Edited on Thu May-27-10 03:08 PM by izzybeans
Because if the person who actually built that mousetrap was given his or her just reward then you are likely talking about a specific form of socialism that has been erased from collective memory. It's merely a democratized market economy that transforms the contemporary corporate form into a democratically run business.

After the industrial revolution, mass production, the formation of mass markets, and now globalization, there is very little room in the economy for small artisans to make a living. The builder of the better mouse trap will likely only find a small niche market and then get gobbled up by the poorly produced mass manufacturers who underbid the market. Mass volumes have to be produced, managed, and distributed through large bureaucratic machines. The question is, do you install a dictator at the top of that machine who uses the bureaucracy to siphon off value and distribute it to unproductive shareholders, or do you democratize that machine and distribute the surplus value to the people who produced the good or service in the first place? All socialism is or can be, is a way to reward the architects and engineers of a quality mousetrap. There is no need to eliminate markets, competition, nor the corporate form. There is a need however to ensure that the builders of goods and the deliverer of services have ownership in the value they create. Democratize the economy and you will finally have your free market. Until then our market economy will remain grounded in authoritarian organizational forms that Rob Peter, the craftsman, to pay Paul, the succubus of profit. You are still accumulating capital, and there will still be investments to be had, but they will have to be more value driven and less credit driven. That's where those old socialist theories tend to fall flat IMO. How does the initial investment happen?
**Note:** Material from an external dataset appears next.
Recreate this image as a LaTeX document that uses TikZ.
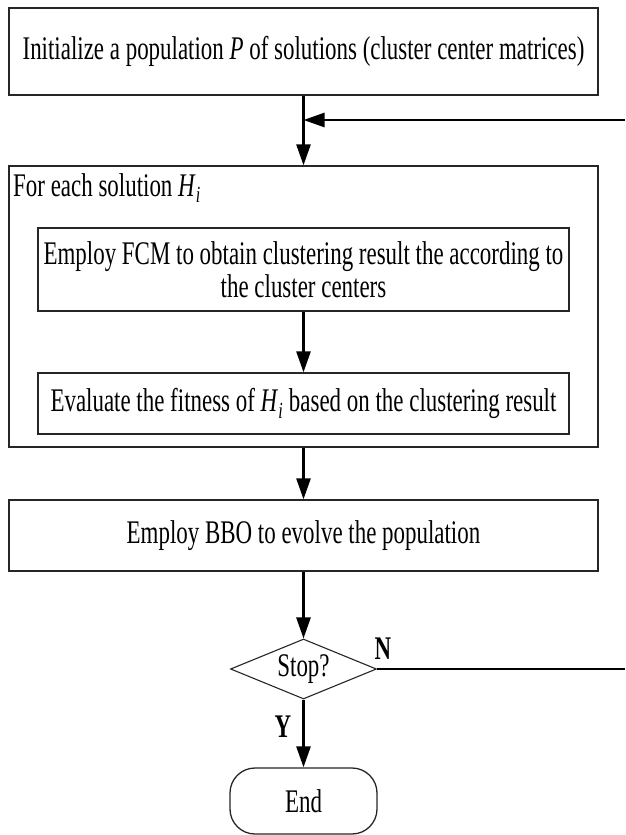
\documentclass[tikz,border=0pt]{standalone}
\usepackage{fontspec}
\setmainfont{Liberation Serif}[FakeStretch=0.695]
\usetikzlibrary{arrows.meta,shapes.geometric}
\begin{document}
\begin{tikzpicture}[x=1pt,y=-1pt,
  every node/.style={font=\fontsize{33}{33}\selectfont, inner sep=0pt},
  box/.style={draw=black!85, line width=1.3pt, align=center},
  arr/.style={line width=2.6pt, -{Triangle[length=21pt,width=14pt]}},
  flow/.style={line width=2.6pt},
  yn/.style={font=\fontsize{33}{33}\selectfont\bfseries}]
\useasboundingbox (0,0) rectangle (625,835);
\node[box, minimum width=589pt, minimum height=87pt] (init) at (303.5,51.5)
  {Initialize a population \textit{P} of solutions (cluster center matrices)};
\node[box, minimum width=589pt, minimum height=281pt] (loop) at (303.5,306.5) {};
\node[anchor=base west] (lbl) at (13,196) {For each solution \textit{H}\textsubscript{\textit{i}}};
\node[box, minimum width=531pt, minimum height=83pt] (fcm) at (303.5,269.5)
  {Employ FCM to obtain clustering result the according to\\the cluster centers};
\node[box, minimum width=531pt, minimum height=61pt] (fit) at (303.5,403.5)
  {Evaluate the fitness of \textit{H}\textsubscript{\textit{i}} based on the clustering result};
\node[box, minimum width=589pt, minimum height=71pt] (bbo) at (303.5,535.5)
  {Employ BBO to evolve the population};
\node[draw=black!85, line width=1.1pt, diamond, aspect=2.43, minimum width=146pt, minimum height=60pt] (stop) at (303.5,669) {Stop?};
\node[box, rounded corners=25pt, minimum width=147pt, minimum height=66pt] (end) at (303.5,801) {End};
\node[yn] (n) at (383,649) {N};
\node[yn] (y) at (283,727) {Y};
\coordinate (fb) at (625,120);
\coordinate (nr) at (625,669);
\draw[arr] (init.south) -- (loop.north);
\draw[arr] (fb) -- (fb -| init.south);
\draw[arr] (fcm.south) -- (fit.north);
\draw[arr] (loop.south) -- (bbo.north);
\draw[arr] (bbo.south) -- (stop.north);
\draw[arr] (stop.south) -- (end.north);
\draw[flow] (stop.east) -- (nr);
\end{tikzpicture}
\end{document}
If you start a business and you give each and every worker a proportional equity share based on your organizational census, then you'll have a purely socialist business entity. Of course you can set tiers based on value added over one's work life as well. All other rules of exchange remain the same (e.g. mutually beneficial exchanges, competitive pricing, value-added competition, etc.). Imagine the engagement and attention a worker would pay to work knowing that the more quality widgets they produce and get sold (without being recalled or sold back) the more they earn. Instead we live in an economy where productivity is no longer tied to wages. Pay a living wage and reward a job well down with equity. Pennies on the dollar go a long way with mass exchanges.